I recently came on board with the ACLU on a literary project after they reached out to this blog. The project is about drawing awareness to those impacted by the criminal justice system. It aims to educate and inform a misinformed and none the wiser public, by publishing the individual stories, poems and artwork of those impacted. It’s about helping those who submit writings to become better writers, to develop strong self expression and to advocate for truth. In many ways it’s similar to what I do with this blog, but far more organized and with greater reach. There will be community workshops, projects and writing contests. All of it with the sole purpose of bringing a group of humans together that share a common interest and desire, to make a difference. I’m humbled to be involved with the project and it’s just another example of how our stories are impacting and reaching out to others. The project will be up and running by years end. So exciting.

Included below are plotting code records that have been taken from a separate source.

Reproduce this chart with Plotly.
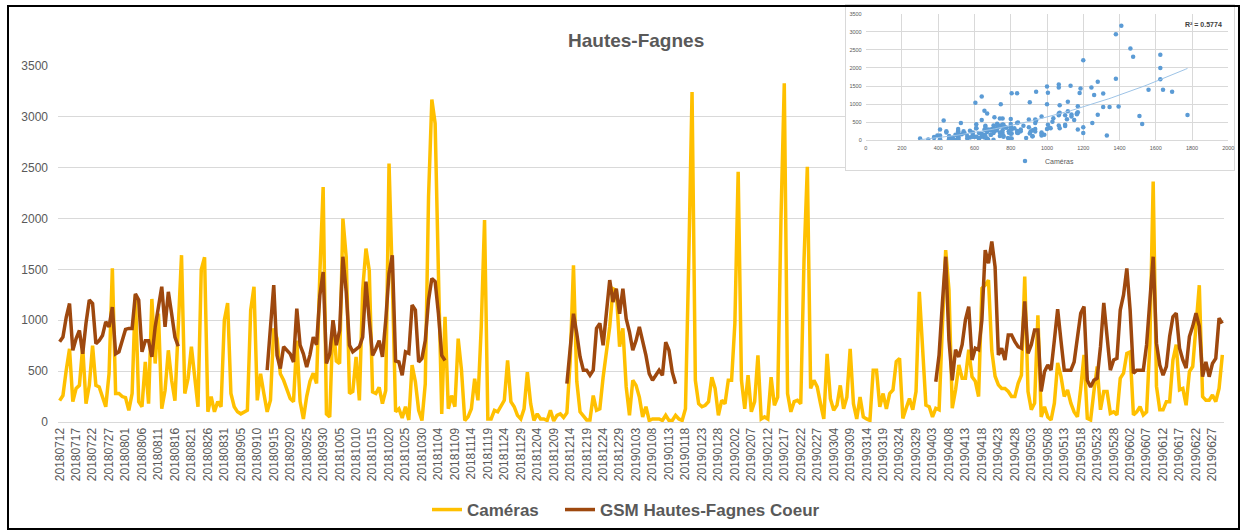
import numpy as np
import pandas as pd
import plotly.graph_objects as go

# ---------------- data ----------------
START_DATE = "2018-07-12"
TITLE = "Hautes-Fagnes"
NAME_CAM = "Caméras"
NAME_GSM = "GSM Hautes-Fagnes Coeur"
R2_LABEL = "R² = 0.5774"

cameras = [
    210, 260, 510, 720, 200, 330, 360, 740, 180, 360,
    750, 360, 345, 250, 150, 475, 1510, 280, 280, 250,
    240, 115, 280, 1250, 200, 150, 590, 180, 1210, 575,
    1065, 130, 310, 705, 410, 210, 1000, 1640, 280, 430,
    740, 410, 150, 1500, 1620, 100, 250, 100, 200, 150,
    1000, 1170, 280, 150, 100, 80, 100, 115, 1100, 1330,
    213, 475, 280, 100, 213, 920, 820, 475, 410, 310,
    230, 200, 800, 200, 30, 250, 400, 480, 380, 1460,
    2310, 80, 50, 1000, 600, 575, 2000, 1620, 280, 300,
    640, 213, 1300, 1705, 1490, 295, 280, 340, 180, 310,
    2540, 1400, 100, 130, 40, 150, 20, 560, 395, 115,
    15, 375, 2215, 3170, 2935, 1460, 80, 1035, 130, 260,
    150, 820, 510, 15, 50, 130, 425, 213, 935, 1985,
    30, 30, 115, 100, 150, 213, 605, 200, 150, 65,
    30, 130, 490, 180, 15, 80, 30, 30, 15, 115,
    10, 66, 80, 45, 90, 600, 1540, 400, 100, 60,
    20, 20, 260, 115, 130, 440, 690, 935, 1310, 1295,
    740, 920, 345, 66, 410, 360, 245, 50, 150, 15,
    30, 30, 30, 15, 66, 15, 15, 66, 30, 15,
    130, 1590, 3245, 410, 180, 150, 165, 200, 440, 330,
    66, 213, 180, 410, 410, 970, 2460, 410, 130, 460,
    100, 200, 655, 30, 50, 30, 440, 165, 245, 2000,
    3330, 280, 100, 200, 213, 180, 1600, 2510, 330, 410,
    345, 180, 30, 670, 230, 115, 165, 360, 130, 245,
    720, 180, 30, 245, 50, 30, 15, 510, 510, 150,
    280, 130, 280, 315, 595, 625, 36, 135, 230, 120,
    300, 1280, 640, 165, 150, 50, 135, 120, 940, 1690,
    1300, 135, 315, 560, 430, 430, 710, 445, 400, 250,
    1315, 1345, 1395, 700, 450, 365, 330, 330, 300, 250,
    250, 380, 460, 1430, 300, 120, 185, 1050, 50, 150,
    50, 20, 185, 580, 450, 250, 315, 185, 100, 50,
    330, 660, 36, 20, 300, 545, 120, 300, 300, 85,
    100, 70, 430, 480, 675, 690, 70, 100, 150, 70,
    100, 775, 2365, 350, 120, 120, 200, 200, 610, 760,
    315, 330, 165, 495, 545, 970, 1345, 250, 215, 215,
    265, 200, 330, 660,
]

gsm_summer = [
    790, 835, 1030, 1165, 705, 820, 900, 670, 970, 1200,
    1165, 770, 800, 850, 985, 935, 1130, 670, 690, 790,
    910, 920, 920, 1260, 1200, 690, 800, 800, 640, 935,
    1115, 1330, 935, 1280, 1065, 835, 745,
]
gap_1 = 26
gsm_autumn = [
    510, 970, 1345, 655, 525, 740, 700,
    670, 590, 1115, 755, 670, 540, 660, 835, 760, 1245,
    1475, 575, 670, 1000, 755, 900, 1625, 1280, 755, 690,
    710, 740, 835, 1380, 1000, 655, 720, 800, 640, 1000,
    1460, 1640, 600, 590, 460, 690, 675, 1150, 1100, 590,
    625, 800, 1200, 1410, 1380, 1065, 655, 605,
]
gap_2 = 36
gsm_winter = [
    377, 740, 1065, 870, 640, 510,
    510, 460, 510, 920, 970, 755, 1065, 1395, 1180, 1310,
    1065, 1310, 1015, 885, 705, 800, 935, 800, 655, 475,
    410, 460, 510, 460, 785, 705, 490, 377,
]
gap_3 = 78
gsm_spring = [
    395, 660, 1170, 1625,
    805, 410, 710, 640, 760, 1005, 1135, 610, 725, 710,
    1005, 1690, 1560, 1775, 1525, 660, 725, 610, 855, 855,
    790, 740, 725, 1185, 675, 760, 905, 905, 300, 495,
    560, 510, 805, 1110, 800, 510, 510, 510, 590, 805,
    1070, 1135, 410, 345, 410, 430, 740, 1170, 805, 510,
    610, 625, 1100, 1250, 1510, 1100, 480, 510, 510, 510,
    760, 1170, 1625, 775, 560, 460, 545, 840, 1035, 1070,
    725, 610, 530, 840, 940, 1070, 940, 445, 590, 445,
    575, 625, 1020, 970,
]

gsm = (gsm_summer + [None] * gap_1 + gsm_autumn + [None] * gap_2
       + gsm_winter + [None] * gap_3 + gsm_spring)

dates = pd.date_range(START_DATE, periods=len(cameras), freq="D").strftime("%Y%m%d").tolist()
tick_labels = dates[::5]
y_ticks = list(range(0, 3501, 500))
inset_x_ticks = list(range(0, 2001, 200))

# scatter pairs (GSM vs Caméras on days where both exist)
pair_x = [g for g, c in zip(gsm, cameras) if g is not None]
pair_y = [c for g, c in zip(gsm, cameras) if g is not None]
coef = np.polyfit(pair_x, pair_y, 2)
trend_x = np.linspace(min(pair_x), max(pair_x), 120)
trend_y = np.polyval(coef, trend_x)

# ---------------- layout geometry (pixels) ----------------
W, H = 1243, 532
ML, MR, MT, MB = 58, 7, 5, 110
PW = W - ML - MR
PH = H - MT - MB


def px(xp):
    return (xp - ML) / PW


def py(yp):
    return (H - MB - yp) / PH


GREY = "#595959"
GRID = "#D9D9D9"
FONT = "Liberation Sans"
LEGEND_FONT = dict(size=17, color=GREY, family=FONT, weight="bold")

fig = go.Figure()

fig.add_trace(go.Scatter(
    x=dates, y=cameras, mode="lines", name=NAME_CAM,
    line=dict(color="#FFC000", width=3.5), xaxis="x", yaxis="y",
    legend="legend", hoverinfo="skip"))
fig.add_trace(go.Scatter(
    x=dates, y=gsm, mode="lines", name=NAME_GSM, connectgaps=False,
    line=dict(color="#9E480E", width=3.5), xaxis="x", yaxis="y",
    legend="legend3", hoverinfo="skip"))

# inset frame subplot (white box)
fig.add_trace(go.Scatter(x=[None], y=[None], xaxis="x2", yaxis="y2",
                         showlegend=False, hoverinfo="skip"))

# inset scatter
fig.add_trace(go.Scatter(
    x=pair_x, y=pair_y, mode="markers", name=NAME_CAM,
    marker=dict(color="#5B9BD5", size=4.5),
    xaxis="x3", yaxis="y3", legend="legend2", hoverinfo="skip"))
fig.add_trace(go.Scatter(
    x=trend_x, y=trend_y, mode="lines", showlegend=False,
    line=dict(color="#9DC3E6", width=1),
    xaxis="x3", yaxis="y3", hoverinfo="skip"))

fig.update_layout(
    width=W, height=H,
    margin=dict(l=ML, r=MR, t=MT, b=MB, autoexpand=False),
    paper_bgcolor="white", plot_bgcolor="white",
    font=dict(family=FONT, color=GREY),
    showlegend=True,
    xaxis=dict(
        type="category", domain=[0, px(1224)], range=[-0.5, len(dates) - 0.5],
        tickmode="array", tickvals=tick_labels, ticktext=tick_labels,
        tickangle=-90, tickfont=dict(size=12, color=GREY, family=FONT),
        showgrid=False, zeroline=False, showline=True, linecolor=GRID,
        ticks="", anchor="y", fixedrange=True),
    yaxis=dict(
        domain=[0, py(66)], range=[0, 3500], tickvals=y_ticks,
        tickfont=dict(size=12, color=GREY, family=FONT),
        showgrid=True, gridcolor=GRID, gridwidth=1, zeroline=False,
        showline=False, ticks="", ticklabelstandoff=9, anchor="x", fixedrange=True),
    xaxis2=dict(domain=[px(846), px(1234)], range=[0, 1], showgrid=False,
                zeroline=False, showticklabels=False, ticks="",
                showline=True, mirror=True, linecolor=GRID, linewidth=1,
                anchor="y2", fixedrange=True),
    yaxis2=dict(domain=[py(170), 1.0], range=[0, 1], showgrid=False,
                zeroline=False, showticklabels=False, ticks="",
                showline=True, mirror=True, linecolor=GRID, linewidth=1,
                anchor="x2", fixedrange=True),
    xaxis3=dict(domain=[px(865.7), px(1228.3)], range=[0, 2000],
                tickvals=inset_x_ticks, tickfont=dict(size=5.5, color=GREY),
                showgrid=True, gridcolor=GRID, gridwidth=1, zeroline=False,
                showline=True, linecolor=GRID, ticks="", ticklabelstandoff=2,
                anchor="y3", fixedrange=True),
    yaxis3=dict(domain=[py(140.3), py(13.7)], range=[0, 3500],
                tickvals=y_ticks, tickfont=dict(size=5.5, color=GREY),
                showgrid=True, gridcolor=GRID, gridwidth=1, zeroline=False,
                showline=False, ticks="", ticklabelstandoff=3,
                anchor="x3", fixedrange=True),
    legend=dict(
        orientation="h", x=px(427), xanchor="left", y=py(510), yanchor="middle",
        font=LEGEND_FONT, bgcolor="rgba(0,0,0,0)", itemwidth=30),
    legend3=dict(
        orientation="h", x=px(560), xanchor="left", y=py(510), yanchor="middle",
        font=LEGEND_FONT, bgcolor="rgba(0,0,0,0)", itemwidth=30),
    legend2=dict(
        orientation="h", x=px(1042), xanchor="center", y=py(161), yanchor="middle",
        font=dict(size=7, color=GREY, family=FONT),
        bgcolor="rgba(0,0,0,0)", itemwidth=30),
    annotations=[
        dict(text=TITLE, x=px(636), y=py(40), xref="paper", yref="paper",
             showarrow=False, xanchor="center", yanchor="middle",
             font=dict(size=19, color=GREY, family=FONT, weight="bold")),
        dict(text=R2_LABEL, x=px(1203), y=py(24), xref="paper", yref="paper",
             showarrow=False, xanchor="center", yanchor="middle",
             font=dict(size=7, color="#404040", family=FONT, weight="bold")),
    ],
    shapes=[
        dict(type="rect", xref="paper", yref="paper",
             x0=px(8), x1=px(1239), y0=py(529), y1=py(6),
             line=dict(color="black", width=2), fillcolor="rgba(0,0,0,0)",
             layer="above"),
    ],
)

fig.write_html("out.html", config={"staticPlot": True},
               post_script="document.body.style.margin='0';document.body.style.overflow='hidden';")
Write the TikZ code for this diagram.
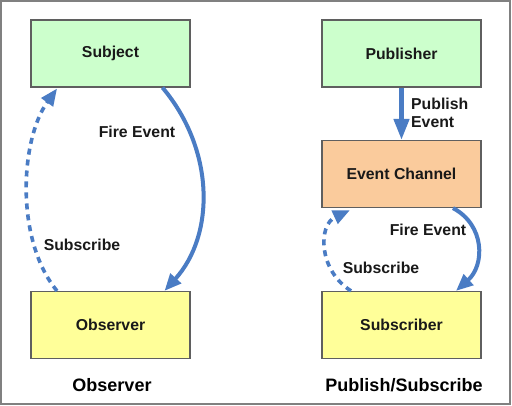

When I tell my peers that we must take control of the narrative, that nothing will change unless we take action, I’m sometimes met with expressions of defeat. Statements like, “We can’t possibly make a difference? Who are we?” or “It has been like this for so many years it’ll never change.” Within these statements is embodied a sense of impossibility, and if we believe something to be impossible so it shall be. So I always reply with a quote by Dorothy Day, a tenacious woman who was a social activist and the cofounder of the Catholic Worker Movement (1897-1980):
“People say, ‘What is the sense of our small effort?’ They cannot see that we must lay one brick at a time. A pebble cast into a pond causes ripples that spread in all directions. Each one of our thoughts, words, and deeds is like that.”
Each story on this blog is a brick laid one at a time. Their words ripple in all directions, like pebbles cast into a pond. When we look at a brick it’s sometimes hard to see the castle it is a part of, but with enough bricks and enough collective effort it becomes apparent to all.